Talking Tech in Winston-Salem

During the Olympics this summer, you might have read news stories about athletes drinking beet juice to increase their performance, and maybe even describing it as tasting like “sweet dirt.”

Well before the Olympics, Wake Forest University had commissioned the development of a good-tasting beet juice as part of its studies.   Daniel Kim-Shapiro, physicist and director of Wake Forest’s Translational Science Center, will offer beet juice samples for tasting after his talk at the 11th annual Technology Briefing in Winston-Salem on September 20.

Kim-Shapiro, will also share how Wake Forest researchers have shown for the first time that drinking beet juice can increase regional blood flow to the brain in older adults.  Such a finding could hold potential for combating the progress of dementia in patients. Plus he has other news about how the main ingredient in beet juice – nitrate – has other good benefits for humans.

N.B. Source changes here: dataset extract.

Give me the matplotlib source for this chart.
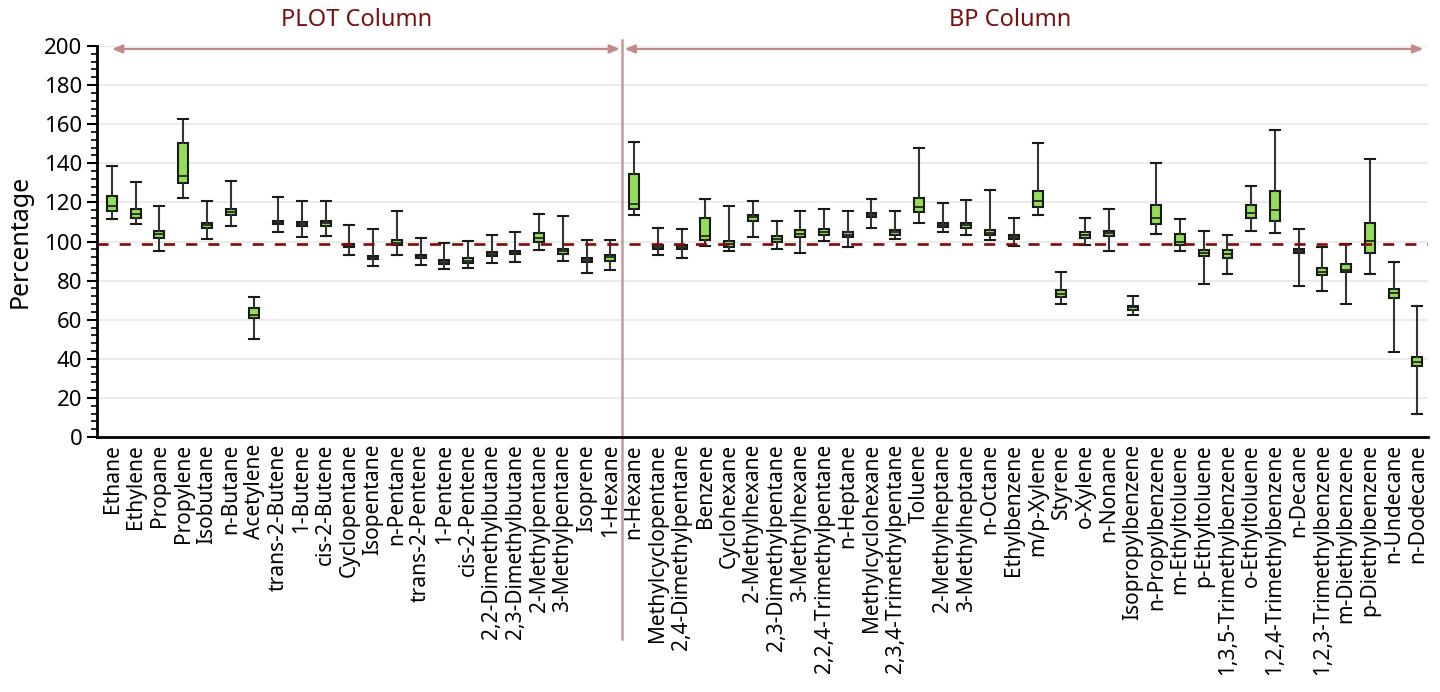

“The goal of the Tech Briefing is to inform and excite our community about local companies and institutions that are creating innovative technologies, designs and products here in Winston-Salem,” said Bret Marchant of the Winston-Salem Chamber of Commerce.  “The presenters are the entrepreneurs, designers and researchers who are helping to transform our local economy.”

An estimated 300 to 400 people are expected to attend this year’s briefing organized by the Technology Council of the Winston-Salem Chamber of Commerce.  Held from 8 a.m. to 10 a.m. in the Benton Convention Center, it will open the Chamber’s day-long Business and Innovation Expo, the region’s largest business-to-business tradeshow.  The Tech Briefing is free and open to the public, but the Chamber encourages advance registration on its web site at

Highly regarded for spotlighting new research and products, the briefing is praised by the Winston-Salem Journal for demonstrating that Winston-Salem lives up to the “innovation” part of its slogan—the City of Arts and Innovation.

Kim-Shapiro, Harbert Family Distinguished Chair for Excellence in Teaching and Scholarship, will be one of 10 presenters at the briefing and one of four presenters directly associated with or having ties to Wake Forest.

Other presenters with Wake Forest associations include:

  • Paul Laurienti, director of the Laboratory for Complex Brain Works at Wake Forest School of Medicine.
  • Bob Summers, chief executive officer of Camel City Solar, which is a spin-off of the Wake Forest Center for Nanotechnology and Molecular Materials.
  • David M. Smitherman, chief executive officer of Orthovative Technologies, which won the 13th Annual Elevator Competition hosted by Wake Forest Schools of Business this year.  Smitherman is an MBA student in the Schools of Business.   The company is associated with the School of Medicine and the nanotechnology center.

Additional presenters will be B/E Aerospace, Hanesbrands, MD Online Solutions, PMG Research, Snap Crowd and Technology Crops International.

The presenters represent new start-ups, long-established companies and institutions doing groundbreaking research.

“It is a fast-moving event designed to appeal to a broad audience, with each presenter speaking for just five minutes about their innovations,” explained Marchant, director of research and economic development at the Chamber.

Many Wake Forest researchers have presented throughout the history of the Tech Briefings, including last year when Associate Professor of Computer Science Paul Pauca spoke about VerbalVictor, an app to assist children with communication difficulties. Pauca has just been named one of the top 20 innovators by NBCLatino for his work with assisted communication.

Bruce King, associate provost for research at Wake Forest, has long observed Wake Forest’s consistent presence in the Tech Briefings and is especially pleased to see a growing representation of several academic areas in the events.   Represented directly or indirectly in 2012, King noted, are the undergraduate College, the School of Medicine, the Schools of Business and such centers as the Translational Science Center and the Center for Nanotechnology and Molecular Materials.

“We’ve had a good presence for years, but now I’m impressed by how broad our representation has become,” King said.  “A cross section of our research is evident this year.”